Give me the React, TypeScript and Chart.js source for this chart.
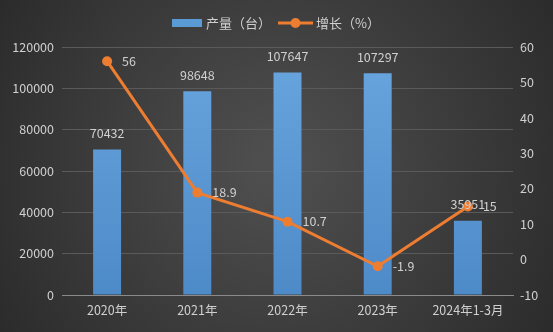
import React, { useEffect, useRef } from "react";
import { Chart, registerables } from "chart.js";

Chart.register(...registerables);

const categories = ["2020年", "2021年", "2022年", "2023年", "2024年1-3月"];
const production = [70432, 98648, 107647, 107297, 35951];
const growth = [56, 18.9, 10.7, -1.9, 15];
const barLabel = "产量（台）";
const lineLabel = "增长（%）";

const FONT = "'Noto Sans CJK SC', 'DejaVu Sans', sans-serif";
const TEXT = "#d0d0d0";

const bgPlugin = {
  id: "bg",
  beforeDraw(chart: any) {
    const { ctx, width, height } = chart;
    ctx.save();
    const g = ctx.createRadialGradient(width / 2, height / 2, 20, width / 2, height / 2, Math.max(width, height) * 0.65);
    g.addColorStop(0, "#4e4e4e");
    g.addColorStop(1, "#272727");
    ctx.fillStyle = g;
    ctx.fillRect(0, 0, width, height);
    ctx.restore();
  },
};

const legendPlugin = {
  id: "customLegend",
  afterDraw(chart: any) {
    const { ctx } = chart;
    ctx.save();
    const y = 23;
    ctx.fillStyle = "#5b9bd5";
    ctx.fillRect(172, y - 4, 30, 8);
    ctx.font = `13px ${FONT}`;
    ctx.fillStyle = TEXT;
    ctx.textBaseline = "middle";
    ctx.textAlign = "left";
    ctx.fillText(barLabel, 206, y);
    ctx.strokeStyle = "#ed7d31";
    ctx.lineWidth = 3;
    ctx.beginPath();
    ctx.moveTo(278, y);
    ctx.lineTo(313, y);
    ctx.stroke();
    ctx.fillStyle = "#ed7d31";
    ctx.beginPath();
    ctx.arc(295.5, y, 5, 0, Math.PI * 2);
    ctx.fill();
    ctx.fillStyle = TEXT;
    ctx.fillText(lineLabel, 316, y);
    ctx.restore();
  },
};

const labelsPlugin = {
  id: "dataLabels",
  afterDatasetsDraw(chart: any) {
    const { ctx } = chart;
    ctx.save();
    ctx.font = `12.5px ${FONT}`;
    ctx.fillStyle = TEXT;
    ctx.textBaseline = "middle";
    const barMeta = chart.getDatasetMeta(0);
    barMeta.data.forEach((el: any, i: number) => {
      ctx.textAlign = "center";
      ctx.fillText(String(production[i]), el.x, el.y - 16);
    });
    const lineMeta = chart.getDatasetMeta(1);
    lineMeta.data.forEach((el: any, i: number) => {
      ctx.textAlign = "left";
      ctx.fillText(String(growth[i]), el.x + 15, el.y);
    });
    ctx.restore();
  },
};

export default function App() {
  const ref = useRef<HTMLCanvasElement>(null);
  useEffect(() => {
    document.body.style.margin = "0";
    const canvas = ref.current!;
    const ctx = canvas.getContext("2d")!;
    const barGrad = ctx.createLinearGradient(0, 40, 0, 295);
    barGrad.addColorStop(0, "#6aa6de");
    barGrad.addColorStop(1, "#4d8ac8");
    const chart = new Chart(canvas, {
      type: "bar",
      data: {
        labels: categories,
        datasets: [
          {
            type: "bar",
            label: barLabel,
            data: production,
            backgroundColor: barGrad,
            yAxisID: "y",
            categoryPercentage: 1,
            barPercentage: 0.31,
            order: 2,
          },
          {
            type: "line",
            label: lineLabel,
            data: growth,
            borderColor: "#ed7d31",
            backgroundColor: "#ed7d31",
            borderWidth: 3,
            pointRadius: 5,
            pointBackgroundColor: "#ed7d31",
            pointBorderWidth: 0,
            yAxisID: "y1",
            order: 1,
            tension: 0,
          } as any,
        ],
      },
      options: {
        responsive: false,
        animation: false,
        layout: { padding: { top: 47, left: 0, right: 0, bottom: 0 } },
        plugins: { legend: { display: false }, tooltip: { enabled: false } },
        scales: {
          x: {
            grid: { display: false, drawTicks: false },
            border: { display: true, color: "#8a8a8a", width: 1 },
            ticks: { color: TEXT, font: { size: 12.5, family: FONT }, padding: 8, maxRotation: 0 },
            afterFit(scale: any) { scale.height = 37; },
          },
          y: {
            position: "left",
            min: 0,
            max: 120000,
            ticks: {
              stepSize: 20000,
              color: TEXT,
              font: { size: 12.5, family: FONT },
              padding: 8,
              callback: (v: any) => String(v),
            },
            grid: { color: "#5a5a5a", drawTicks: false },
            border: { display: false },
            afterFit(scale: any) { scale.width = 62; },
          },
          y1: {
            position: "right",
            min: -10,
            max: 60,
            ticks: {
              stepSize: 10,
              color: TEXT,
              font: { size: 12.5, family: FONT },
              padding: 7,
              callback: (v: any) => String(v),
            },
            grid: { display: false, drawTicks: false },
            border: { display: false },
            afterFit(scale: any) { scale.width = 40; },
          },
        },
      },
      plugins: [bgPlugin, legendPlugin, labelsPlugin],
    });
    return () => chart.destroy();
  }, []);
  return <canvas ref={ref} width={553} height={332} style={{ display: "block" }} />;
}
▬▬▬
PROBLEM TO WORK ON -> Search the data above for the string "React" and return every line that has it.

RESULT ->
Give me the React, TypeScript and Chart.js source for this chart.
import React, { useEffect, useRef } from "react";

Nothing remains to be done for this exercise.